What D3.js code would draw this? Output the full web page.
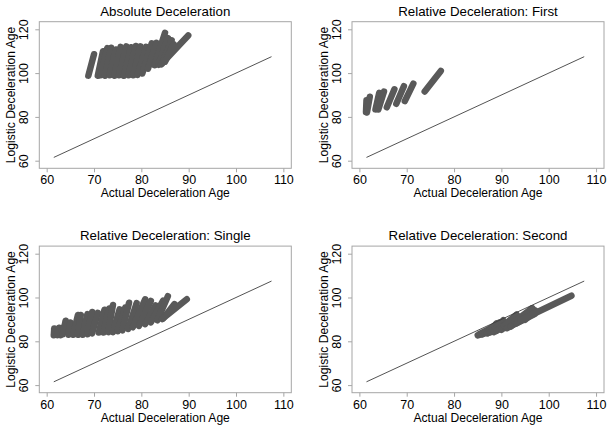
<!DOCTYPE html>
<html>
<head>
<meta charset="utf-8">
<script src="https://cdn.jsdelivr.net/npm/d3@7/dist/d3.min.js"></script>
<style>
html,body{margin:0;padding:0;background:#fff;}
svg{display:block;}
text{font-family:"Liberation Sans",Arial,Helvetica,sans-serif;fill:#000;}
</style>
</head>
<body>
<svg id="chart" width="612" height="432"></svg>
<script>
// ---------- data ----------
const panelTitles = ["Absolute Deceleration", "Relative Deceleration: First",
                     "Relative Deceleration: Single", "Relative Deceleration: Second"];
const xAxisTitle = "Actual Deceleration Age";
const yAxisTitle = "Logistic Deceleration Age";
const xTicks = [60, 70, 80, 90, 100, 110];
const yTicks = [60, 80, 100, 120];
const referenceLine = [61.5, 107.5]; // y = x

// each entry: [actual start, logistic start, actual end, logistic end]
const absoluteSegments = [
  [68.8, 98.8, 70.0, 108.6],
  [70.8, 98.8, 71.9, 110.0],
  [71.4, 99.0, 72.8, 111.4],
  [72.3, 98.8, 73.6, 111.6],
  [73.3, 99.0, 74.6, 110.8],
  [74.3, 98.8, 75.6, 112.0],
  [75.3, 99.0, 76.8, 112.2],
  [76.3, 98.8, 77.8, 111.8],
  [77.3, 99.0, 78.8, 112.4],
  [78.3, 99.0, 79.8, 112.2],
  [79.2, 99.2, 81.0, 112.0],
  [80.2, 99.8, 82.2, 113.6],
  [81.4, 102.0, 83.2, 113.8],
  [82.8, 103.6, 85.0, 118.4],
  [83.6, 103.8, 85.6, 116.0],
  [84.4, 104.4, 86.4, 115.0],
  [85.0, 105.2, 86.8, 113.2],
  [84.2, 104.0, 89.9, 117.2]
];
const firstSegments = [
  [61.4, 82.2, 61.5, 87.6],
  [61.6, 82.0, 62.2, 89.2],
  [63.4, 83.4, 64.2, 91.0],
  [64.0, 83.4, 65.2, 91.6],
  [65.8, 84.4, 67.4, 92.6],
  [67.8, 86.0, 69.4, 94.0],
  [69.6, 87.2, 71.4, 95.2],
  [73.8, 91.6, 77.2, 101.0]
];
const singleSegments = [
  [61.5, 82.8, 61.6, 85.8],
  [62.2, 82.8, 62.6, 86.2],
  [62.9, 82.8, 63.4, 86.2],
  [63.4, 83.2, 64.0, 89.4],
  [64.6, 83.0, 65.0, 88.6],
  [65.6, 83.0, 66.6, 92.0],
  [66.6, 83.0, 67.2, 92.0],
  [67.6, 83.0, 68.6, 92.4],
  [68.6, 83.2, 69.6, 93.4],
  [69.6, 83.6, 70.8, 93.0],
  [71.0, 84.0, 72.2, 94.4],
  [72.0, 84.0, 73.2, 95.0],
  [73.0, 84.2, 74.0, 96.6],
  [74.0, 84.2, 75.4, 94.6],
  [75.0, 84.6, 76.6, 95.4],
  [76.0, 85.0, 77.4, 97.6],
  [77.2, 85.6, 79.0, 97.4],
  [78.2, 86.4, 80.8, 99.2],
  [79.5, 87.0, 82.0, 98.4],
  [80.8, 87.8, 83.0, 96.4],
  [82.0, 88.6, 84.6, 98.6],
  [83.4, 89.6, 85.6, 100.6],
  [84.6, 90.4, 87.0, 97.0],
  [84.4, 90.2, 89.6, 99.2]
];
const secondSegments = [
  [85.0, 82.7, 88.0, 84.6],
  [85.4, 83.4, 88.2, 86.4],
  [86.0, 83.2, 89.6, 88.6],
  [87.0, 83.6, 89.0, 88.2],
  [87.6, 84.0, 90.8, 88.0],
  [88.6, 85.6, 90.4, 89.6],
  [88.4, 84.2, 92.4, 89.0],
  [89.0, 84.8, 93.2, 92.0],
  [90.0, 85.2, 93.6, 91.0],
  [90.6, 87.0, 93.2, 92.2],
  [91.2, 86.0, 95.0, 90.4],
  [92.0, 86.8, 96.6, 95.0],
  [92.8, 89.0, 96.4, 95.0],
  [93.2, 88.2, 97.0, 92.4],
  [95.0, 89.8, 97.2, 94.0],
  [94.0, 89.6, 104.8, 100.8]
];
const panelSegments = [absoluteSegments, firstSegments, singleSegments, secondSegments];

// ---------- layout ----------
const svg = d3.select("#chart");
const boxW = 252, boxH = 146.6;
const boxLefts = [39.3, 352, 39.3, 352];
const boxTops = [21.7, 21.7, 246.1, 246.1];
const xDomain = [58.44, 111.68];
const yDomain = [56.53, 123.47];
const axisGrey = "#a6a6a6";
const markGrey = "#595959";

panelTitles.forEach((title, i) => {
  const L = boxLefts[i], T = boxTops[i];
  const g = svg.append("g");
  const x = d3.scaleLinear().domain(xDomain).range([L, L + boxW]);
  const y = d3.scaleLinear().domain(yDomain).range([T + boxH, T]);

  // plot box
  g.append("rect").attr("x", L).attr("y", T).attr("width", boxW).attr("height", boxH)
    .attr("fill", "none").attr("stroke", axisGrey).attr("stroke-width", 1);

  // x axis
  const xa = g.append("g").attr("transform", `translate(0,${T + boxH})`)
    .call(d3.axisBottom(x).tickValues(xTicks).tickSize(4).tickPadding(3).tickFormat(d3.format("d")));
  xa.select(".domain").remove();
  xa.selectAll("line").attr("stroke", axisGrey);
  xa.selectAll("text").attr("font-size", 12.5).attr("fill", "#000")
    .attr("font-family", "Liberation Sans, Arial, sans-serif");

  // y axis
  const ya = g.append("g").attr("transform", `translate(${L},0)`)
    .call(d3.axisLeft(y).tickValues(yTicks).tickSize(4).tickFormat(d3.format("d")));
  ya.select(".domain").remove();
  ya.selectAll("line").attr("stroke", axisGrey);
  ya.selectAll("text").attr("font-size", 12.5).attr("fill", "#000")
    .attr("font-family", "Liberation Sans, Arial, sans-serif")
    .attr("x", null).attr("dy", null)
    .attr("text-anchor", "middle")
    .attr("transform", "translate(-11,0) rotate(-90)");

  // titles
  g.append("text").attr("x", L + boxW / 2).attr("y", T - 6)
    .attr("text-anchor", "middle").attr("font-size", 13.3).text(title);
  g.append("text").attr("x", L + boxW / 2).attr("y", T + boxH + 29)
    .attr("text-anchor", "middle").attr("font-size", 12.1).text(xAxisTitle);
  g.append("text").attr("transform", `translate(${L - 24.5},${T + boxH / 2}) rotate(-90)`)
    .attr("text-anchor", "middle").attr("font-size", 12.1).text(yAxisTitle);

  // thick data segments
  const line = d3.line().x(d => x(d[0])).y(d => y(d[1]));
  g.append("g").selectAll("path").data(panelSegments[i]).join("path")
    .attr("d", s => line([[s[0], s[1]], [s[2], s[3]]]))
    .attr("fill", "none").attr("stroke", markGrey)
    .attr("stroke-width", 6.5).attr("stroke-linecap", "round");

  // reference y = x line
  g.append("path")
    .attr("d", line([[referenceLine[0], referenceLine[0]], [referenceLine[1], referenceLine[1]]]))
    .attr("fill", "none").attr("stroke", "#404040").attr("stroke-width", 0.9);
});
</script>
</body>
</html>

★ ★ ★

Required work :: Copy the whole listing above word for word but do not carry over the pictures.

Output of the exercise ::
What D3.js code would draw this? Output the full web page.
<!DOCTYPE html>
<html>
<head>
<meta charset="utf-8">
<script src="https://cdn.jsdelivr.net/npm/d3@7/dist/d3.min.js"></script>
<style>
html,body{margin:0;padding:0;background:#fff;}
svg{display:block;}
text{font-family:"Liberation Sans",Arial,Helvetica,sans-serif;fill:#000;}
</style>
</head>
<body>
<svg id="chart" width="612" height="432"></svg>
<script>
// ---------- data ----------
const panelTitles = ["Absolute Deceleration", "Relative Deceleration: First",
                     "Relative Deceleration: Single", "Relative Deceleration: Second"];
const xAxisTitle = "Actual Deceleration Age";
const yAxisTitle = "Logistic Deceleration Age";
const xTicks = [60, 70, 80, 90, 100, 110];
const yTicks = [60, 80, 100, 120];
const referenceLine = [61.5, 107.5]; // y = x

// each entry: [actual start, logistic start, actual end, logistic end]
const absoluteSegments = [
  [68.8, 98.8, 70.0, 108.6],
  [70.8, 98.8, 71.9, 110.0],
  [71.4, 99.0, 72.8, 111.4],
  [72.3, 98.8, 73.6, 111.6],
  [73.3, 99.0, 74.6, 110.8],
  [74.3, 98.8, 75.6, 112.0],
  [75.3, 99.0, 76.8, 112.2],
  [76.3, 98.8, 77.8, 111.8],
  [77.3, 99.0, 78.8, 112.4],
  [78.3, 99.0, 79.8, 112.2],
  [79.2, 99.2, 81.0, 112.0],
  [80.2, 99.8, 82.2, 113.6],
  [81.4, 102.0, 83.2, 113.8],
  [82.8, 103.6, 85.0, 118.4],
  [83.6, 103.8, 85.6, 116.0],
  [84.4, 104.4, 86.4, 115.0],
  [85.0, 105.2, 86.8, 113.2],
  [84.2, 104.0, 89.9, 117.2]
];
const firstSegments = [
  [61.4, 82.2, 61.5, 87.6],
  [61.6, 82.0, 62.2, 89.2],
  [63.4, 83.4, 64.2, 91.0],
  [64.0, 83.4, 65.2, 91.6],
  [65.8, 84.4, 67.4, 92.6],
  [67.8, 86.0, 69.4, 94.0],
  [69.6, 87.2, 71.4, 95.2],
  [73.8, 91.6, 77.2, 101.0]
];
const singleSegments = [
  [61.5, 82.8, 61.6, 85.8],
  [62.2, 82.8, 62.6, 86.2],
  [62.9, 82.8, 63.4, 86.2],
  [63.4, 83.2, 64.0, 89.4],
  [64.6, 83.0, 65.0, 88.6],
  [65.6, 83.0, 66.6, 92.0],
  [66.6, 83.0, 67.2, 92.0],
  [67.6, 83.0, 68.6, 92.4],
  [68.6, 83.2, 69.6, 93.4],
  [69.6, 83.6, 70.8, 93.0],
  [71.0, 84.0, 72.2, 94.4],
  [72.0, 84.0, 73.2, 95.0],
  [73.0, 84.2, 74.0, 96.6],
  [74.0, 84.2, 75.4, 94.6],
  [75.0, 84.6, 76.6, 95.4],
  [76.0, 85.0, 77.4, 97.6],
  [77.2, 85.6, 79.0, 97.4],
  [78.2, 86.4, 80.8, 99.2],
  [79.5, 87.0, 82.0, 98.4],
  [80.8, 87.8, 83.0, 96.4],
  [82.0, 88.6, 84.6, 98.6],
  [83.4, 89.6, 85.6, 100.6],
  [84.6, 90.4, 87.0, 97.0],
  [84.4, 90.2, 89.6, 99.2]
];
const secondSegments = [
  [85.0, 82.7, 88.0, 84.6],
  [85.4, 83.4, 88.2, 86.4],
  [86.0, 83.2, 89.6, 88.6],
  [87.0, 83.6, 89.0, 88.2],
  [87.6, 84.0, 90.8, 88.0],
  [88.6, 85.6, 90.4, 89.6],
  [88.4, 84.2, 92.4, 89.0],
  [89.0, 84.8, 93.2, 92.0],
  [90.0, 85.2, 93.6, 91.0],
  [90.6, 87.0, 93.2, 92.2],
  [91.2, 86.0, 95.0, 90.4],
  [92.0, 86.8, 96.6, 95.0],
  [92.8, 89.0, 96.4, 95.0],
  [93.2, 88.2, 97.0, 92.4],
  [95.0, 89.8, 97.2, 94.0],
  [94.0, 89.6, 104.8, 100.8]
];
const panelSegments = [absoluteSegments, firstSegments, singleSegments, secondSegments];

// ---------- layout ----------
const svg = d3.select("#chart");
const boxW = 252, boxH = 146.6;
const boxLefts = [39.3, 352, 39.3, 352];
const boxTops = [21.7, 21.7, 246.1, 246.1];
const xDomain = [58.44, 111.68];
const yDomain = [56.53, 123.47];
const axisGrey = "#a6a6a6";
const markGrey = "#595959";

panelTitles.forEach((title, i) => {
  const L = boxLefts[i], T = boxTops[i];
  const g = svg.append("g");
  const x = d3.scaleLinear().domain(xDomain).range([L, L + boxW]);
  const y = d3.scaleLinear().domain(yDomain).range([T + boxH, T]);

  // plot box
  g.append("rect").attr("x", L).attr("y", T).attr("width", boxW).attr("height", boxH)
    .attr("fill", "none").attr("stroke", axisGrey).attr("stroke-width", 1);

  // x axis
  const xa = g.append("g").attr("transform", `translate(0,${T + boxH})`)
    .call(d3.axisBottom(x).tickValues(xTicks).tickSize(4).tickPadding(3).tickFormat(d3.format("d")));
  xa.select(".domain").remove();
  xa.selectAll("line").attr("stroke", axisGrey);
  xa.selectAll("text").attr("font-size", 12.5).attr("fill", "#000")
    .attr("font-family", "Liberation Sans, Arial, sans-serif");

  // y axis
  const ya = g.append("g").attr("transform", `translate(${L},0)`)
    .call(d3.axisLeft(y).tickValues(yTicks).tickSize(4).tickFormat(d3.format("d")));
  ya.select(".domain").remove();
  ya.selectAll("line").attr("stroke", axisGrey);
  ya.selectAll("text").attr("font-size", 12.5).attr("fill", "#000")
    .attr("font-family", "Liberation Sans, Arial, sans-serif")
    .attr("x", null).attr("dy", null)
    .attr("text-anchor", "middle")
    .attr("transform", "translate(-11,0) rotate(-90)");

  // titles
  g.append("text").attr("x", L + boxW / 2).attr("y", T - 6)
    .attr("text-anchor", "middle").attr("font-size", 13.3).text(title);
  g.append("text").attr("x", L + boxW / 2).attr("y", T + boxH + 29)
    .attr("text-anchor", "middle").attr("font-size", 12.1).text(xAxisTitle);
  g.append("text").attr("transform", `translate(${L - 24.5},${T + boxH / 2}) rotate(-90)`)
    .attr("text-anchor", "middle").attr("font-size", 12.1).text(yAxisTitle);

  // thick data segments
  const line = d3.line().x(d => x(d[0])).y(d => y(d[1]));
  g.append("g").selectAll("path").data(panelSegments[i]).join("path")
    .attr("d", s => line([[s[0], s[1]], [s[2], s[3]]]))
    .attr("fill", "none").attr("stroke", markGrey)
    .attr("stroke-width", 6.5).attr("stroke-linecap", "round");

  // reference y = x line
  g.append("path")
    .attr("d", line([[referenceLine[0], referenceLine[0]], [referenceLine[1], referenceLine[1]]]))
    .attr("fill", "none").attr("stroke", "#404040").attr("stroke-width", 0.9);
});
</script>
</body>
</html>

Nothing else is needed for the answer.